D’une part, le Conseil d’État avait jugé que la loi n’interdisait pas que la durée des contrats « soit inférieure à celle de l’amortissement des investissements réalisés et ne faisait pas obstacle au droit du délégataire d’être indemnisé à hauteur des investissements non amortis à l’issue du contrat ». Il en résulte, selon le juge, que les contrats de concession peuvent « légalement prévoir le montant de l’indemnisation due au titre des investissements non encore amortis au terme du contrat » (CE, 4 juill. 2012, Communauté d'agglomération Chartres Métropole, n° 352417). D’autre part, l’intervention d’une résiliation a pour effet de priver le concessionnaire de la possibilité de continuer l’amortissement des biens de retour.

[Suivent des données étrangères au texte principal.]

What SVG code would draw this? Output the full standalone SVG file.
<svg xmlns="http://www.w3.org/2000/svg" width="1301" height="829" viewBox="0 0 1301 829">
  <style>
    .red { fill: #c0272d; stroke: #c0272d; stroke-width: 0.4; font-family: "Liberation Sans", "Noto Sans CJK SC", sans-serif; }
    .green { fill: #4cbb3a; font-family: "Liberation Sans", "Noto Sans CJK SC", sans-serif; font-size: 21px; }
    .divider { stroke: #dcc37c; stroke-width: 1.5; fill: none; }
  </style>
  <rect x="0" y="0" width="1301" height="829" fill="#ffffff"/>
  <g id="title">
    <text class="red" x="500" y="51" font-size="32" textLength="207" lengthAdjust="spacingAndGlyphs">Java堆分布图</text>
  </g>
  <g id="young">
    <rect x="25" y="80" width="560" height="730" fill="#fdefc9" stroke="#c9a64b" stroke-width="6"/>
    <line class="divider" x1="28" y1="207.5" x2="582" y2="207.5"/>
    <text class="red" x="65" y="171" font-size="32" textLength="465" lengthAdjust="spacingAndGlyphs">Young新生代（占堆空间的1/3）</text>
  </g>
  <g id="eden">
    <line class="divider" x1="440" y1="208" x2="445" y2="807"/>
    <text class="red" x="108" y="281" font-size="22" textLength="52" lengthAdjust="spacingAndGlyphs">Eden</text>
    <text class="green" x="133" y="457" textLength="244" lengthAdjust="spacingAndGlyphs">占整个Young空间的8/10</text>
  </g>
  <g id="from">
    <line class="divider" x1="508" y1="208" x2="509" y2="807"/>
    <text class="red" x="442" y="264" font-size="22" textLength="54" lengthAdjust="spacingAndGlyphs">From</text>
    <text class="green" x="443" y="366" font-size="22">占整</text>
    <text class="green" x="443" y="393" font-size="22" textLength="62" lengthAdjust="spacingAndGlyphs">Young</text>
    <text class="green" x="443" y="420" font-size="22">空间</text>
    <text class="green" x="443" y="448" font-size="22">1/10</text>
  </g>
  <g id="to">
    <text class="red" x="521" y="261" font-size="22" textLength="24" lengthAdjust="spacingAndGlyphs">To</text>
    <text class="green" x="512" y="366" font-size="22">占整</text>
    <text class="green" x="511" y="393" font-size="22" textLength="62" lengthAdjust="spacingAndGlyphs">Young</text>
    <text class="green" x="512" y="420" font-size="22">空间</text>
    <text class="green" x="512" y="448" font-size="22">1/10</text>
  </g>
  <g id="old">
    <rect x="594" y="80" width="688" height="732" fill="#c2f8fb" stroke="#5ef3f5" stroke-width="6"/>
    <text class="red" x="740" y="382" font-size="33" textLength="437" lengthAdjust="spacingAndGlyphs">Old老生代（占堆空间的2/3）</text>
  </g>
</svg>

C’est la raison pour laquelle le Conseil d’État avait jugé qu’en cas de résiliation d’une concession, lorsque l’amortissement des biens de retour a été calculé sur la base d'une durée d'utilisation inférieure à la durée du contrat, cette indemnité est égale « à leur valeur nette comptable inscrite au bilan » et que lorsque « leur durée d'utilisation était supérieure à la durée du contrat, l'indemnité est égale à la valeur nette comptable qui résulterait de l'amortissement de ces biens sur la durée du contrat » (CE, 21 décembre 2012, Commune de Douai, n° 342788). Il avait ainsi jugé que l’indemnisation des biens dits de retour non amortis de fin de contrat ne pouvait être égale qu’à leur valeur nette comptable (Voir également en ce sens CAA Lyon, 28 févr. 2013, n° 12LY01347, Société des remontées mécaniques Les Houches-Saint-Gervais).

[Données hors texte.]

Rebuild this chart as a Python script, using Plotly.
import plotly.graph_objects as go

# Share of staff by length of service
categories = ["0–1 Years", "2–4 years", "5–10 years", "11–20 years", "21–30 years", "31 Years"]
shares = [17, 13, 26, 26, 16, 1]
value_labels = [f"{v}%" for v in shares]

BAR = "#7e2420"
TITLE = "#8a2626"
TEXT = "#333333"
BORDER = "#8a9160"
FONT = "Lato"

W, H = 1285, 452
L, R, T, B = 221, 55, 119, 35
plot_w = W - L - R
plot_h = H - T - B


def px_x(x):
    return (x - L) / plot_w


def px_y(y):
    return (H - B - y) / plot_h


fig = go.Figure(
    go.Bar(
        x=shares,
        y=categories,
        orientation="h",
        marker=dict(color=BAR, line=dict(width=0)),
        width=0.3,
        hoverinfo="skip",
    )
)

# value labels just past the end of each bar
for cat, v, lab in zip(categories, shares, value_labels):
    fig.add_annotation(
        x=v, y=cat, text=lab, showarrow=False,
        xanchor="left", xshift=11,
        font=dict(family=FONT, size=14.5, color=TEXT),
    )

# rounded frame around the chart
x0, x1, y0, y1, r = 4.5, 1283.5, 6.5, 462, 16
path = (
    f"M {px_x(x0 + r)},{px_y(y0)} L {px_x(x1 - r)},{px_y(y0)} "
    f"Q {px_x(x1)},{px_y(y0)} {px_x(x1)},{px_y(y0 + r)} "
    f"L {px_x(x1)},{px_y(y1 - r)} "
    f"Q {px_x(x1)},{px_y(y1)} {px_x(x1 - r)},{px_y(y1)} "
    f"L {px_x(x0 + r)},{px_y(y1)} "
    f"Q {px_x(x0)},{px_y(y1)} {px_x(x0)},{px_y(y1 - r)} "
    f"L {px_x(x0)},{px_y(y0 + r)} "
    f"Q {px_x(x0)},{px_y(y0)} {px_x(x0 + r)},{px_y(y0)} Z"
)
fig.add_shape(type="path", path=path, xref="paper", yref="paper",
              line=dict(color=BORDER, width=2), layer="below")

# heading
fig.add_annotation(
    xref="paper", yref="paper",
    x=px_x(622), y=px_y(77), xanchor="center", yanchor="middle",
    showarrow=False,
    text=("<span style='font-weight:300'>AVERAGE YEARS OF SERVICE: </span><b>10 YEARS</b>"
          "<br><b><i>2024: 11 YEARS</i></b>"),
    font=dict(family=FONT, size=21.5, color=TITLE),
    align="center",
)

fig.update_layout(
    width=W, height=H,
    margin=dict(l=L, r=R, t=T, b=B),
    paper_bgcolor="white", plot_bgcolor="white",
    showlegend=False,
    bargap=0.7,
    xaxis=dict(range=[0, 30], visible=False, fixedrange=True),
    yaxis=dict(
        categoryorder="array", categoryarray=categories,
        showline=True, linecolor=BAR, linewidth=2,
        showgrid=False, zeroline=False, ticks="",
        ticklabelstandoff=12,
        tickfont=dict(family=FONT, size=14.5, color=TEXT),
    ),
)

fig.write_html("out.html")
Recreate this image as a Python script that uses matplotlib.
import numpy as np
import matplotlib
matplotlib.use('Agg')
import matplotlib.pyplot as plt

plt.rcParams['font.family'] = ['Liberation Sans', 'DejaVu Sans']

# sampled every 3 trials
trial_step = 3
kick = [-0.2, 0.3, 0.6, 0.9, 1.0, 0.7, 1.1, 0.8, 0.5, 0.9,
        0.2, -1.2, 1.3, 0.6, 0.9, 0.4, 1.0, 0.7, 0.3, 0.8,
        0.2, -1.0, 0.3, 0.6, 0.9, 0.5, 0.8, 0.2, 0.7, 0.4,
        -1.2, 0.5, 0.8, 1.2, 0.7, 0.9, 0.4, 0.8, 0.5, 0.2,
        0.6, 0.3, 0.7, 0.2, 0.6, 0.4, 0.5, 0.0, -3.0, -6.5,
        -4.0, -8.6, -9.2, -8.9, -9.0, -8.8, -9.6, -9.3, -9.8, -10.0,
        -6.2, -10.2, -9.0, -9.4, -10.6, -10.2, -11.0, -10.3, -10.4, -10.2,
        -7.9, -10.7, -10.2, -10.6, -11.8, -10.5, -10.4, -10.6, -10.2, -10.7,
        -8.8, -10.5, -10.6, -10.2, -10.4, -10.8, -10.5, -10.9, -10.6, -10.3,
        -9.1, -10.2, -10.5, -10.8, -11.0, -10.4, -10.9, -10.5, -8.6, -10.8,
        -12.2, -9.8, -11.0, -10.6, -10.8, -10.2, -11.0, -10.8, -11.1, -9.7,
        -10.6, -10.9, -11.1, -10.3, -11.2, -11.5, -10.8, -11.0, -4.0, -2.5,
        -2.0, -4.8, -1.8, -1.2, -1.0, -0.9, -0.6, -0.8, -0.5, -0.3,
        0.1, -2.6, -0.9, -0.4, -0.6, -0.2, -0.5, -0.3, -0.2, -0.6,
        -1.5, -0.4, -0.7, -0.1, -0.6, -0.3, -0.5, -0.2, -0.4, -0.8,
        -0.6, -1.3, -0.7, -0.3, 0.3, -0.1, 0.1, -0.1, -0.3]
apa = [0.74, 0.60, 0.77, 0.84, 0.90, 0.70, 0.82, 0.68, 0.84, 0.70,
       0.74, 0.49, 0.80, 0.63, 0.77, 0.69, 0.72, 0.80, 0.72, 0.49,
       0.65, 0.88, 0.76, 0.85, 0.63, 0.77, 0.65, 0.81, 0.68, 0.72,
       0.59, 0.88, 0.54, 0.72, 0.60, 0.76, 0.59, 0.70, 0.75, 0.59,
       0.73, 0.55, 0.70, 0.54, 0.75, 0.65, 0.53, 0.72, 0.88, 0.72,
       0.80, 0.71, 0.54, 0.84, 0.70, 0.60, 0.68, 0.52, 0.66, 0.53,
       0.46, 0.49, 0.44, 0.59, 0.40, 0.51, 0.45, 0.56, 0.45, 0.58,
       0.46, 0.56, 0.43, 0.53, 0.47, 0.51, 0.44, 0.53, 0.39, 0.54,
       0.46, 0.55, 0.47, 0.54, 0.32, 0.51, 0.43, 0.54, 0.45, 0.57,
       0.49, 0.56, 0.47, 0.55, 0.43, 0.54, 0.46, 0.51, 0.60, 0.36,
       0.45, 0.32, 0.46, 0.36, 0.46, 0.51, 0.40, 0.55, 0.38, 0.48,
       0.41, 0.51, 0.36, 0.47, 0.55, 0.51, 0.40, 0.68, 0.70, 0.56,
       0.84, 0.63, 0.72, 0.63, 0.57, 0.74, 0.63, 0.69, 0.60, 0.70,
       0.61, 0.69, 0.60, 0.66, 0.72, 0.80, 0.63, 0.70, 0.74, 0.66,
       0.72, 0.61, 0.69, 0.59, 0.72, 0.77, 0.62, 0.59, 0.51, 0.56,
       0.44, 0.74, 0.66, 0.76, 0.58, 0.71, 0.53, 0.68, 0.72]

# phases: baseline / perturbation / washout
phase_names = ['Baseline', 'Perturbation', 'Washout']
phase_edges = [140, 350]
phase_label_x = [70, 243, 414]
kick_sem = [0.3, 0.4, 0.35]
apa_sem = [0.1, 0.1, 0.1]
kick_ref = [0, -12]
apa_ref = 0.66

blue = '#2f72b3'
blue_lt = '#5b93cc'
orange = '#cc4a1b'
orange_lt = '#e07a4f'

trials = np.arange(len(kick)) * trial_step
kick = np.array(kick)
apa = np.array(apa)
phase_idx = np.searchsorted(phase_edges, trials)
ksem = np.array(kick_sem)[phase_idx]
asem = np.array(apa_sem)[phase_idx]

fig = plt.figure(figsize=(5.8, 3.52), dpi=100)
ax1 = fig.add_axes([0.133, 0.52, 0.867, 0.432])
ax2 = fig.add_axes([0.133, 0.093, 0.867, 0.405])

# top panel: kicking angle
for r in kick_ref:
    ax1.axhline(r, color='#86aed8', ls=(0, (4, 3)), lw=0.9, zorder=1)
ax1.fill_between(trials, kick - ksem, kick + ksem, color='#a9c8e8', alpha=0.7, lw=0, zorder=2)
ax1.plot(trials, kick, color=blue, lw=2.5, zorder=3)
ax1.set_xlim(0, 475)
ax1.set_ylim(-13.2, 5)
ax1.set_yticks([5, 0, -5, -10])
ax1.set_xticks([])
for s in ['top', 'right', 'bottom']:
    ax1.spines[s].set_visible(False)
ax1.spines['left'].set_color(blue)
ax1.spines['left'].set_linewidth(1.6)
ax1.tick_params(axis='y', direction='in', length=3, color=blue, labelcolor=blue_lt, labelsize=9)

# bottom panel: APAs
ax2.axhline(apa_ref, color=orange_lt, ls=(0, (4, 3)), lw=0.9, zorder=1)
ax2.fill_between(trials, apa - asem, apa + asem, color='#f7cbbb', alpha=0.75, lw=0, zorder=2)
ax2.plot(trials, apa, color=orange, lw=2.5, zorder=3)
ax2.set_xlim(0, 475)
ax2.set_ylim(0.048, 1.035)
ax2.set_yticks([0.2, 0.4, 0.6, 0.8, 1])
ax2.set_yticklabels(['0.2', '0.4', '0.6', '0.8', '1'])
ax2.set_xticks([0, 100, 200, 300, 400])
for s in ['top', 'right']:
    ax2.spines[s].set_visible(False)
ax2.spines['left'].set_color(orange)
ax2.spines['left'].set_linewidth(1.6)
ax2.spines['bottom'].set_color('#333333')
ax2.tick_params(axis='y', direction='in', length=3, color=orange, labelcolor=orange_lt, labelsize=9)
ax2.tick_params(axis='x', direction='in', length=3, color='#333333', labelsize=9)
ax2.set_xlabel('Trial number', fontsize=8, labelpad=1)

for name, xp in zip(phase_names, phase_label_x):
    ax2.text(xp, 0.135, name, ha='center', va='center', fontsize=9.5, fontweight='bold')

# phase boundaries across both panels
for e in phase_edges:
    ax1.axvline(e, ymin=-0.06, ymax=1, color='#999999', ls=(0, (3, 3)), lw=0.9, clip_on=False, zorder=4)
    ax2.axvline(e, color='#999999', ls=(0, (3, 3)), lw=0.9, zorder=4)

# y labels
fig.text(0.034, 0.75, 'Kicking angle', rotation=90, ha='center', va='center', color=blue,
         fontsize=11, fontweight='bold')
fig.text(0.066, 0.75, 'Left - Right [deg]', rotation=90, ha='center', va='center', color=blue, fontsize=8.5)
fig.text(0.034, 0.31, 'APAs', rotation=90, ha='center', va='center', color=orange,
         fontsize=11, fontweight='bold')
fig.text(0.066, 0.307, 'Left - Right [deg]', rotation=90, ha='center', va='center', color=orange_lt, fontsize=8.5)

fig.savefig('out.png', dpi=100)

La décision commentée s’inscrit dans la continuité de cette jurisprudence en précisant que la fixation des modalités d’indemnisation de la part non amortie des biens de retour dans un contrat de concession obéit, compte tenu de la nature d’un tel préjudice, à des règles spécifiques à laquelle il est possible de déroger dans un contrat conclu entre une personne publique et une personne privée, sous réserve que l’indemnité mise à la charge de la personne publique ne puisse excéder la valeur nette comptable des biens restant à amortir mais en excluant une telle dérogation « permettant de ne pas indemniser ou de n’indemniser que partiellement les biens de retour non amortis » lorsque le concessionnaire est une personne publique.

Ainsi, si en cas de fin anticipée d’un contrat de concession, la jurisprudence reconnaît qu’à l’indemnité due au titre des biens non amortis (à laquelle le cocontractant a droit quel que soit le motif de la résiliation CE, 4 mai 2015, Société Domaine Porte des neiges, n° 383208,), peut s’ajouter l’indemnisation d’autres préjudices subis par le concessionnaire du fait de la résiliation tel que le manque à gagner sous réserve d’une trop grande disproportion, en revanche, s’agissant du préjudice spécifique relatif aux biens non amortis au moment de la résiliation, il n’est pas possible de prévoir que le concessionnaire public percevra moins que l’indemnité couvrant la valeur nette comptable des biens en cas de résiliation. Dans ce cas, les parties ne bénéficient pas de la possibilité d’aménager les règles d’indemnisation de ce préjudice, au contraire des autres préjudices. C’est la raison pour laquelle, en l’espèce, le Conseil d’Etat a estimé que la Cour aurait dû écarter les stipulations de l’article 45 qui aboutissaient à ne pas indemniser la commune, concessionnaire public, de la totalité de son préjudice résultant de la part non amortis des biens remis au département concédant. La recherche du caractère manifestement disproportionné de l’indemnité ne peut intervenir, dans cas de figure, que pour les autres chefs de préjudice causés par la résiliation.